### OBJECTIVE
Could you extract every entry below and reproduce it exactly?
**** DATA SHOWN ****
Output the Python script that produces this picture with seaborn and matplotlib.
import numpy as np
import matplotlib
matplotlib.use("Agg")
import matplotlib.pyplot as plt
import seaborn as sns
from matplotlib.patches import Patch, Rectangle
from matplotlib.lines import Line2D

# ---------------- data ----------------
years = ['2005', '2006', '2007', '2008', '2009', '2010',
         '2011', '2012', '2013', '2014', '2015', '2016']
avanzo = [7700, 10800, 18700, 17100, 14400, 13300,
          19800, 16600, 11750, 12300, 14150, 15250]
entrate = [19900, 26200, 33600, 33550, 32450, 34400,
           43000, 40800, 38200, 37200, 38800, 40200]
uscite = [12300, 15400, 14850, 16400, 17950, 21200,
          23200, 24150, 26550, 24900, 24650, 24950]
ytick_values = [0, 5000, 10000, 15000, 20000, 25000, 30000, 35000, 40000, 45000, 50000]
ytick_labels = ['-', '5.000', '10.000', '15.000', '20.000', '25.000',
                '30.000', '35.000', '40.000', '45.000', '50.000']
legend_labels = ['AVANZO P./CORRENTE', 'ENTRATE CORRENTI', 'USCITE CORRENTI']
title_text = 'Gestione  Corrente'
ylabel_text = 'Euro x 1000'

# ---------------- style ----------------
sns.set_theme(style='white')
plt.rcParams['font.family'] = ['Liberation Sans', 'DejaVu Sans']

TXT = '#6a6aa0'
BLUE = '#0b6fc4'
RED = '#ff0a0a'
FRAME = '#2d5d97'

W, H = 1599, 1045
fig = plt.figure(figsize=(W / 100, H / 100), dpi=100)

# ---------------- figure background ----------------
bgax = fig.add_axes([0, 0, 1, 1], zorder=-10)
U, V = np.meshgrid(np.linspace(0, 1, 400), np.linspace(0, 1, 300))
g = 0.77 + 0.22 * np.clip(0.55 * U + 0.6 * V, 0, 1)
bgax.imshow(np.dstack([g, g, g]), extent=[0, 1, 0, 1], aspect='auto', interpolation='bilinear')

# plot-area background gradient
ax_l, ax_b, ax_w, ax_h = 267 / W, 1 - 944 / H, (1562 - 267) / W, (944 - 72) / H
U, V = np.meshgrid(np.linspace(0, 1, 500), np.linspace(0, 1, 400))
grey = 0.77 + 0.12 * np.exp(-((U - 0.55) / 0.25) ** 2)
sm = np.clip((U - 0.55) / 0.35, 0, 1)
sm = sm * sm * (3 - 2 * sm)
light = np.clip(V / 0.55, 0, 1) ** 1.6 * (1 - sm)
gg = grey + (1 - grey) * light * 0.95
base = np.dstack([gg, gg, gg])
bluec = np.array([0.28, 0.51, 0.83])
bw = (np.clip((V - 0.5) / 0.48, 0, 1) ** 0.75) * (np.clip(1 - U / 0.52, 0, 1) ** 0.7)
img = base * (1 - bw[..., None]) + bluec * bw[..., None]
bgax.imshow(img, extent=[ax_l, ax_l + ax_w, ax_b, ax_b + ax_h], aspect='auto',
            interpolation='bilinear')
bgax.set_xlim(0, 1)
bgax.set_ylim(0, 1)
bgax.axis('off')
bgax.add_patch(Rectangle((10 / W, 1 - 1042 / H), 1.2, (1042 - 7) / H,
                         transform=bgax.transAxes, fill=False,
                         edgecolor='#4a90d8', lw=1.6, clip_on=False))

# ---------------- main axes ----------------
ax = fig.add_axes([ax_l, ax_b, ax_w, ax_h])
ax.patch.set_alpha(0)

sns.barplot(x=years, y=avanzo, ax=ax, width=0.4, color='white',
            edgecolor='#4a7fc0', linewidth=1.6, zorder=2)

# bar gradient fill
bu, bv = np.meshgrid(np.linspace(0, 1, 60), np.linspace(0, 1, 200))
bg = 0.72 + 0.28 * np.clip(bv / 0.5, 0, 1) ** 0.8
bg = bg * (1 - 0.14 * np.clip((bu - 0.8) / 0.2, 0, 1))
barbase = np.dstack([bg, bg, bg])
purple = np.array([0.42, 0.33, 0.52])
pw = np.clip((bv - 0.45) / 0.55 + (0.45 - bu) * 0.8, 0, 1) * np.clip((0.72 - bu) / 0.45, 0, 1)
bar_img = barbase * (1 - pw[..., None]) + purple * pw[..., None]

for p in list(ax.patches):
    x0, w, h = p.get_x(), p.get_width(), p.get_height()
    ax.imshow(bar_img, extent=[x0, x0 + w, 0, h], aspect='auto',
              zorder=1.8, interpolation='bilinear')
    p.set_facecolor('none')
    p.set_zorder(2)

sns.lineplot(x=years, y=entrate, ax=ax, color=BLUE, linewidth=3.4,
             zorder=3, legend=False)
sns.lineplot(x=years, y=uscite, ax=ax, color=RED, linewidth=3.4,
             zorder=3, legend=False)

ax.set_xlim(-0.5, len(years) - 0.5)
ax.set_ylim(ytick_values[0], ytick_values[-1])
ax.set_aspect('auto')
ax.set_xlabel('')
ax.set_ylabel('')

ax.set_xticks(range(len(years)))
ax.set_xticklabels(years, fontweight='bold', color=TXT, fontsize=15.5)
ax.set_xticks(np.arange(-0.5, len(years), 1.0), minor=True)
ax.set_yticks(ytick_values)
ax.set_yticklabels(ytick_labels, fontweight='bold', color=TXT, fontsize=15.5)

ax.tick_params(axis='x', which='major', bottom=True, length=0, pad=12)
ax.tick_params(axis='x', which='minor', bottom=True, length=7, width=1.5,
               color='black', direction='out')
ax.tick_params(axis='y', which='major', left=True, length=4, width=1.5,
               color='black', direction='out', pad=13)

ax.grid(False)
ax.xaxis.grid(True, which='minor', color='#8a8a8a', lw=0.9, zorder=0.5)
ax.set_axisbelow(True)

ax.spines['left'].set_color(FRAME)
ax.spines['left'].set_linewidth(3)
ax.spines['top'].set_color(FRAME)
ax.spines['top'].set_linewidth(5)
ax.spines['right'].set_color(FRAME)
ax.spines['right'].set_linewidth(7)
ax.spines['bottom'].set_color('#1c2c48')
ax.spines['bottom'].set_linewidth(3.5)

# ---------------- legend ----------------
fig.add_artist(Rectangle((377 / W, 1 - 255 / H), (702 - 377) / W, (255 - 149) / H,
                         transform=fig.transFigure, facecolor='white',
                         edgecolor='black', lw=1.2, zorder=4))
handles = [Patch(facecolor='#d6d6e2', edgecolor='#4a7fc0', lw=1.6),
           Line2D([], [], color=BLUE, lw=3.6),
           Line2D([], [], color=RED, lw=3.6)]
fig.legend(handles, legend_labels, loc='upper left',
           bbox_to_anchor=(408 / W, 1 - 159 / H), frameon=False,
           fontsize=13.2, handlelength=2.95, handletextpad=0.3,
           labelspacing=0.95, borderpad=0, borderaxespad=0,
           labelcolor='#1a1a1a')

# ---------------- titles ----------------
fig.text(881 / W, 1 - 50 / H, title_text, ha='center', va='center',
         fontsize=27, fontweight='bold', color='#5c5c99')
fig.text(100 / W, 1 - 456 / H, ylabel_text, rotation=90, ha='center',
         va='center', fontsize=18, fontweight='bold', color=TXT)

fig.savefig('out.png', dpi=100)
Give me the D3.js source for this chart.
****
### SOLUTION FOR THIS PROBLEM
Output the Python script that produces this picture with seaborn and matplotlib.
import numpy as np
import matplotlib
matplotlib.use("Agg")
import matplotlib.pyplot as plt
import seaborn as sns
from matplotlib.patches import Patch, Rectangle
from matplotlib.lines import Line2D

# ---------------- data ----------------
years = ['2005', '2006', '2007', '2008', '2009', '2010',
         '2011', '2012', '2013', '2014', '2015', '2016']
avanzo = [7700, 10800, 18700, 17100, 14400, 13300,
          19800, 16600, 11750, 12300, 14150, 15250]
entrate = [19900, 26200, 33600, 33550, 32450, 34400,
           43000, 40800, 38200, 37200, 38800, 40200]
uscite = [12300, 15400, 14850, 16400, 17950, 21200,
          23200, 24150, 26550, 24900, 24650, 24950]
ytick_values = [0, 5000, 10000, 15000, 20000, 25000, 30000, 35000, 40000, 45000, 50000]
ytick_labels = ['-', '5.000', '10.000', '15.000', '20.000', '25.000',
                '30.000', '35.000', '40.000', '45.000', '50.000']
legend_labels = ['AVANZO P./CORRENTE', 'ENTRATE CORRENTI', 'USCITE CORRENTI']
title_text = 'Gestione  Corrente'
ylabel_text = 'Euro x 1000'

# ---------------- style ----------------
sns.set_theme(style='white')
plt.rcParams['font.family'] = ['Liberation Sans', 'DejaVu Sans']

TXT = '#6a6aa0'
BLUE = '#0b6fc4'
RED = '#ff0a0a'
FRAME = '#2d5d97'

W, H = 1599, 1045
fig = plt.figure(figsize=(W / 100, H / 100), dpi=100)

# ---------------- figure background ----------------
bgax = fig.add_axes([0, 0, 1, 1], zorder=-10)
U, V = np.meshgrid(np.linspace(0, 1, 400), np.linspace(0, 1, 300))
g = 0.77 + 0.22 * np.clip(0.55 * U + 0.6 * V, 0, 1)
bgax.imshow(np.dstack([g, g, g]), extent=[0, 1, 0, 1], aspect='auto', interpolation='bilinear')

# plot-area background gradient
ax_l, ax_b, ax_w, ax_h = 267 / W, 1 - 944 / H, (1562 - 267) / W, (944 - 72) / H
U, V = np.meshgrid(np.linspace(0, 1, 500), np.linspace(0, 1, 400))
grey = 0.77 + 0.12 * np.exp(-((U - 0.55) / 0.25) ** 2)
sm = np.clip((U - 0.55) / 0.35, 0, 1)
sm = sm * sm * (3 - 2 * sm)
light = np.clip(V / 0.55, 0, 1) ** 1.6 * (1 - sm)
gg = grey + (1 - grey) * light * 0.95
base = np.dstack([gg, gg, gg])
bluec = np.array([0.28, 0.51, 0.83])
bw = (np.clip((V - 0.5) / 0.48, 0, 1) ** 0.75) * (np.clip(1 - U / 0.52, 0, 1) ** 0.7)
img = base * (1 - bw[..., None]) + bluec * bw[..., None]
bgax.imshow(img, extent=[ax_l, ax_l + ax_w, ax_b, ax_b + ax_h], aspect='auto',
            interpolation='bilinear')
bgax.set_xlim(0, 1)
bgax.set_ylim(0, 1)
bgax.axis('off')
bgax.add_patch(Rectangle((10 / W, 1 - 1042 / H), 1.2, (1042 - 7) / H,
                         transform=bgax.transAxes, fill=False,
                         edgecolor='#4a90d8', lw=1.6, clip_on=False))

# ---------------- main axes ----------------
ax = fig.add_axes([ax_l, ax_b, ax_w, ax_h])
ax.patch.set_alpha(0)

sns.barplot(x=years, y=avanzo, ax=ax, width=0.4, color='white',
            edgecolor='#4a7fc0', linewidth=1.6, zorder=2)

# bar gradient fill
bu, bv = np.meshgrid(np.linspace(0, 1, 60), np.linspace(0, 1, 200))
bg = 0.72 + 0.28 * np.clip(bv / 0.5, 0, 1) ** 0.8
bg = bg * (1 - 0.14 * np.clip((bu - 0.8) / 0.2, 0, 1))
barbase = np.dstack([bg, bg, bg])
purple = np.array([0.42, 0.33, 0.52])
pw = np.clip((bv - 0.45) / 0.55 + (0.45 - bu) * 0.8, 0, 1) * np.clip((0.72 - bu) / 0.45, 0, 1)
bar_img = barbase * (1 - pw[..., None]) + purple * pw[..., None]

for p in list(ax.patches):
    x0, w, h = p.get_x(), p.get_width(), p.get_height()
    ax.imshow(bar_img, extent=[x0, x0 + w, 0, h], aspect='auto',
              zorder=1.8, interpolation='bilinear')
    p.set_facecolor('none')
    p.set_zorder(2)

sns.lineplot(x=years, y=entrate, ax=ax, color=BLUE, linewidth=3.4,
             zorder=3, legend=False)
sns.lineplot(x=years, y=uscite, ax=ax, color=RED, linewidth=3.4,
             zorder=3, legend=False)

ax.set_xlim(-0.5, len(years) - 0.5)
ax.set_ylim(ytick_values[0], ytick_values[-1])
ax.set_aspect('auto')
ax.set_xlabel('')
ax.set_ylabel('')

ax.set_xticks(range(len(years)))
ax.set_xticklabels(years, fontweight='bold', color=TXT, fontsize=15.5)
ax.set_xticks(np.arange(-0.5, len(years), 1.0), minor=True)
ax.set_yticks(ytick_values)
ax.set_yticklabels(ytick_labels, fontweight='bold', color=TXT, fontsize=15.5)

ax.tick_params(axis='x', which='major', bottom=True, length=0, pad=12)
ax.tick_params(axis='x', which='minor', bottom=True, length=7, width=1.5,
               color='black', direction='out')
ax.tick_params(axis='y', which='major', left=True, length=4, width=1.5,
               color='black', direction='out', pad=13)

ax.grid(False)
ax.xaxis.grid(True, which='minor', color='#8a8a8a', lw=0.9, zorder=0.5)
ax.set_axisbelow(True)

ax.spines['left'].set_color(FRAME)
ax.spines['left'].set_linewidth(3)
ax.spines['top'].set_color(FRAME)
ax.spines['top'].set_linewidth(5)
ax.spines['right'].set_color(FRAME)
ax.spines['right'].set_linewidth(7)
ax.spines['bottom'].set_color('#1c2c48')
ax.spines['bottom'].set_linewidth(3.5)

# ---------------- legend ----------------
fig.add_artist(Rectangle((377 / W, 1 - 255 / H), (702 - 377) / W, (255 - 149) / H,
                         transform=fig.transFigure, facecolor='white',
                         edgecolor='black', lw=1.2, zorder=4))
handles = [Patch(facecolor='#d6d6e2', edgecolor='#4a7fc0', lw=1.6),
           Line2D([], [], color=BLUE, lw=3.6),
           Line2D([], [], color=RED, lw=3.6)]
fig.legend(handles, legend_labels, loc='upper left',
           bbox_to_anchor=(408 / W, 1 - 159 / H), frameon=False,
           fontsize=13.2, handlelength=2.95, handletextpad=0.3,
           labelspacing=0.95, borderpad=0, borderaxespad=0,
           labelcolor='#1a1a1a')

# ---------------- titles ----------------
fig.text(881 / W, 1 - 50 / H, title_text, ha='center', va='center',
         fontsize=27, fontweight='bold', color='#5c5c99')
fig.text(100 / W, 1 - 456 / H, ylabel_text, rotation=90, ha='center',
         va='center', fontsize=18, fontweight='bold', color=TXT)

fig.savefig('out.png', dpi=100)
Give me the D3.js source for this chart.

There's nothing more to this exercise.